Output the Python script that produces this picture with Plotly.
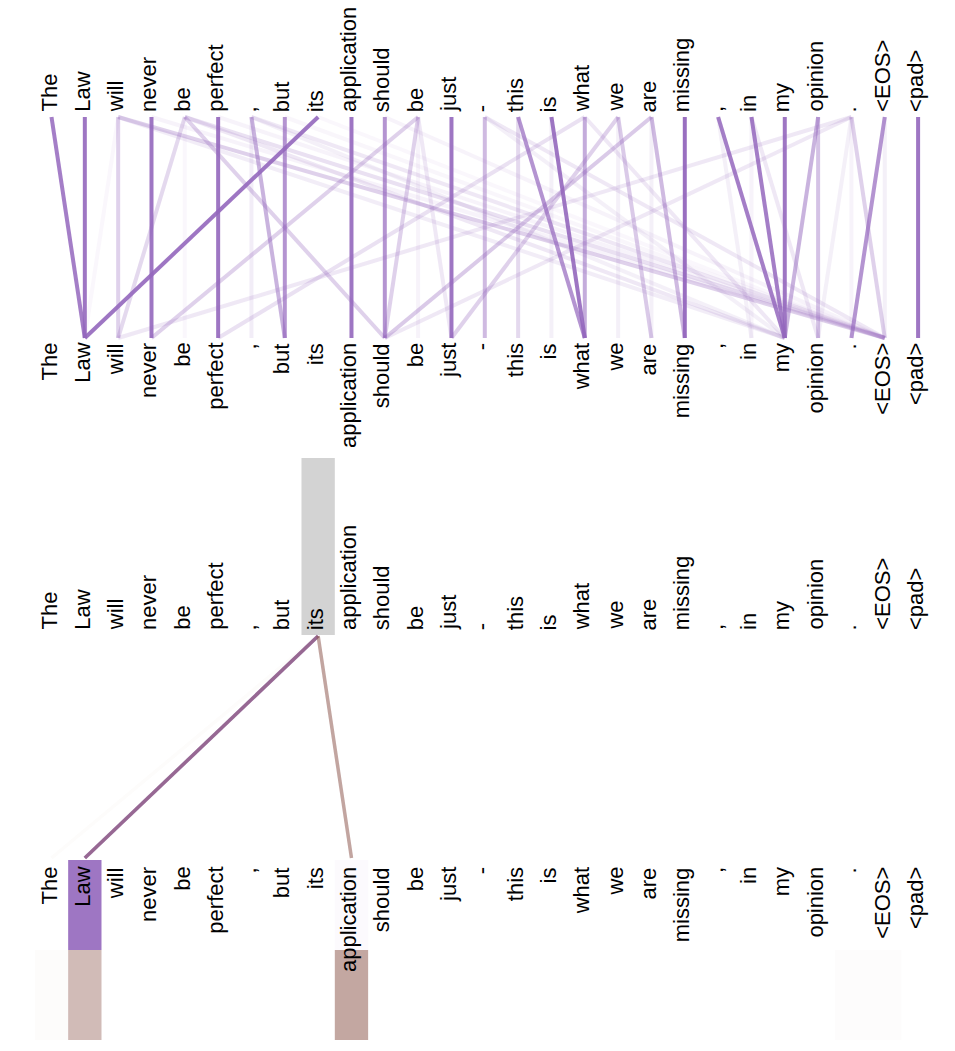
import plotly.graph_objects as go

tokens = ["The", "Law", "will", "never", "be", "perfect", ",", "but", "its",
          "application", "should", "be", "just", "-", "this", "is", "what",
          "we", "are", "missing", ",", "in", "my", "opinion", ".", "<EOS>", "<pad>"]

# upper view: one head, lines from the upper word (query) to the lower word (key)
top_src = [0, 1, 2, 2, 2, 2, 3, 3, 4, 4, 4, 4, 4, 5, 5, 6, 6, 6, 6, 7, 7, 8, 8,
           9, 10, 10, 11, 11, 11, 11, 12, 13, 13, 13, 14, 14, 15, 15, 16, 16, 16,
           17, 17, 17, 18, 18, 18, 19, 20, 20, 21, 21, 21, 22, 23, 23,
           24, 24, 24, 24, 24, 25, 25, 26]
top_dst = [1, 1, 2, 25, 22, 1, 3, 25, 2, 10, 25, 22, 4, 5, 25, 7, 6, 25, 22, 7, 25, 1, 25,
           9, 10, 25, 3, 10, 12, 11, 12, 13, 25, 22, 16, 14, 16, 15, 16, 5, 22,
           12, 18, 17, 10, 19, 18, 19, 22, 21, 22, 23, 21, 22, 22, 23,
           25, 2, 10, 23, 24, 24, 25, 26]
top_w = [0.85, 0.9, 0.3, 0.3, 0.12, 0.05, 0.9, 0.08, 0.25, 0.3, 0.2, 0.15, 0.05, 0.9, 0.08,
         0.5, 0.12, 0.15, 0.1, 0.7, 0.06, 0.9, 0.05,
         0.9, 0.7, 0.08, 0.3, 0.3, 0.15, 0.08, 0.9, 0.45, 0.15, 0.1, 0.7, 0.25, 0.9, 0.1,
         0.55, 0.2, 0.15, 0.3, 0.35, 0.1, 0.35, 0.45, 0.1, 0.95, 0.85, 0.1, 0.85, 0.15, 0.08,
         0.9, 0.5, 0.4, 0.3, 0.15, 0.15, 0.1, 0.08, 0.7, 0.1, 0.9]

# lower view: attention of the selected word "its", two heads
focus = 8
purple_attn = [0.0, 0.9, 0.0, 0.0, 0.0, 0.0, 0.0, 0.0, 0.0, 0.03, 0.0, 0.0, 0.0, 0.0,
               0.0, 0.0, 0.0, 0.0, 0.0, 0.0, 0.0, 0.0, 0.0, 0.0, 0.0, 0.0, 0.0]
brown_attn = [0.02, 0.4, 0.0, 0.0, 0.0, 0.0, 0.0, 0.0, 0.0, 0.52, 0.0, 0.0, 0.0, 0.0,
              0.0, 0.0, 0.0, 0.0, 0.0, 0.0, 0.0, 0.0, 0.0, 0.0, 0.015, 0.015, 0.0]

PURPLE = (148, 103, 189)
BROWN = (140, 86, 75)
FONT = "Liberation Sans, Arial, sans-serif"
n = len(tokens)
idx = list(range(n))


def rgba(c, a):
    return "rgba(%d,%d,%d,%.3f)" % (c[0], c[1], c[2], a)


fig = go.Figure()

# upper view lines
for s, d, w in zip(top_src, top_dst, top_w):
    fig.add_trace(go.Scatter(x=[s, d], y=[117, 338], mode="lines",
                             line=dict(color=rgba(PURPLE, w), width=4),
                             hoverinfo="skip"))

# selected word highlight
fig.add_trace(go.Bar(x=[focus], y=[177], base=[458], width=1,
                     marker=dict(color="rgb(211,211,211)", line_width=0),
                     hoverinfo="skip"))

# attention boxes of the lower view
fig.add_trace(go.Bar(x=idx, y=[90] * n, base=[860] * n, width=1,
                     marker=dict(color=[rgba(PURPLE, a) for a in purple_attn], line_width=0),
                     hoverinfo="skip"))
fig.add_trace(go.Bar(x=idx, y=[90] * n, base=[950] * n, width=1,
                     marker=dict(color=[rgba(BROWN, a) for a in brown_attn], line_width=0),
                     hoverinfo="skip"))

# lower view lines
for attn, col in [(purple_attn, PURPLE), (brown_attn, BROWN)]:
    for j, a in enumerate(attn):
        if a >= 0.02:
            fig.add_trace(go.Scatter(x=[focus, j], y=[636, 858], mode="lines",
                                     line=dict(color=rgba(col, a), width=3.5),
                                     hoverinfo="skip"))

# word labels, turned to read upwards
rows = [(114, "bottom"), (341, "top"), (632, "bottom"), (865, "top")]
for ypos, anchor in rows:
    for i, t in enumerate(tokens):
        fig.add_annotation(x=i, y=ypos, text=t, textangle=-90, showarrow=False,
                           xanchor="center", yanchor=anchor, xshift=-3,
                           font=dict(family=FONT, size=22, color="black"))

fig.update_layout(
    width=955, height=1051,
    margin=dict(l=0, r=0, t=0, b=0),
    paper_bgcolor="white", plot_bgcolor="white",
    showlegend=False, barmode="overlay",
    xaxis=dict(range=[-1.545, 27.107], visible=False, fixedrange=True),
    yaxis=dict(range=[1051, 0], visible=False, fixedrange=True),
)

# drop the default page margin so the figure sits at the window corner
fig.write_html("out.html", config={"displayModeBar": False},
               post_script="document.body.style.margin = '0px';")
○ ○ ○ ○ ○ ○ ○
Work to complete>
Only lines belong in the copy: transcribe those from the start of the data through the line that contains "idx = list(range(n))", and skip the pictures.

Correct answer>
Output the Python script that produces this picture with Plotly.
import plotly.graph_objects as go

tokens = ["The", "Law", "will", "never", "be", "perfect", ",", "but", "its",
          "application", "should", "be", "just", "-", "this", "is", "what",
          "we", "are", "missing", ",", "in", "my", "opinion", ".", "<EOS>", "<pad>"]

# upper view: one head, lines from the upper word (query) to the lower word (key)
top_src = [0, 1, 2, 2, 2, 2, 3, 3, 4, 4, 4, 4, 4, 5, 5, 6, 6, 6, 6, 7, 7, 8, 8,
           9, 10, 10, 11, 11, 11, 11, 12, 13, 13, 13, 14, 14, 15, 15, 16, 16, 16,
           17, 17, 17, 18, 18, 18, 19, 20, 20, 21, 21, 21, 22, 23, 23,
           24, 24, 24, 24, 24, 25, 25, 26]
top_dst = [1, 1, 2, 25, 22, 1, 3, 25, 2, 10, 25, 22, 4, 5, 25, 7, 6, 25, 22, 7, 25, 1, 25,
           9, 10, 25, 3, 10, 12, 11, 12, 13, 25, 22, 16, 14, 16, 15, 16, 5, 22,
           12, 18, 17, 10, 19, 18, 19, 22, 21, 22, 23, 21, 22, 22, 23,
           25, 2, 10, 23, 24, 24, 25, 26]
top_w = [0.85, 0.9, 0.3, 0.3, 0.12, 0.05, 0.9, 0.08, 0.25, 0.3, 0.2, 0.15, 0.05, 0.9, 0.08,
         0.5, 0.12, 0.15, 0.1, 0.7, 0.06, 0.9, 0.05,
         0.9, 0.7, 0.08, 0.3, 0.3, 0.15, 0.08, 0.9, 0.45, 0.15, 0.1, 0.7, 0.25, 0.9, 0.1,
         0.55, 0.2, 0.15, 0.3, 0.35, 0.1, 0.35, 0.45, 0.1, 0.95, 0.85, 0.1, 0.85, 0.15, 0.08,
         0.9, 0.5, 0.4, 0.3, 0.15, 0.15, 0.1, 0.08, 0.7, 0.1, 0.9]

# lower view: attention of the selected word "its", two heads
focus = 8
purple_attn = [0.0, 0.9, 0.0, 0.0, 0.0, 0.0, 0.0, 0.0, 0.0, 0.03, 0.0, 0.0, 0.0, 0.0,
               0.0, 0.0, 0.0, 0.0, 0.0, 0.0, 0.0, 0.0, 0.0, 0.0, 0.0, 0.0, 0.0]
brown_attn = [0.02, 0.4, 0.0, 0.0, 0.0, 0.0, 0.0, 0.0, 0.0, 0.52, 0.0, 0.0, 0.0, 0.0,
              0.0, 0.0, 0.0, 0.0, 0.0, 0.0, 0.0, 0.0, 0.0, 0.0, 0.015, 0.015, 0.0]

PURPLE = (148, 103, 189)
BROWN = (140, 86, 75)
FONT = "Liberation Sans, Arial, sans-serif"
n = len(tokens)
idx = list(range(n))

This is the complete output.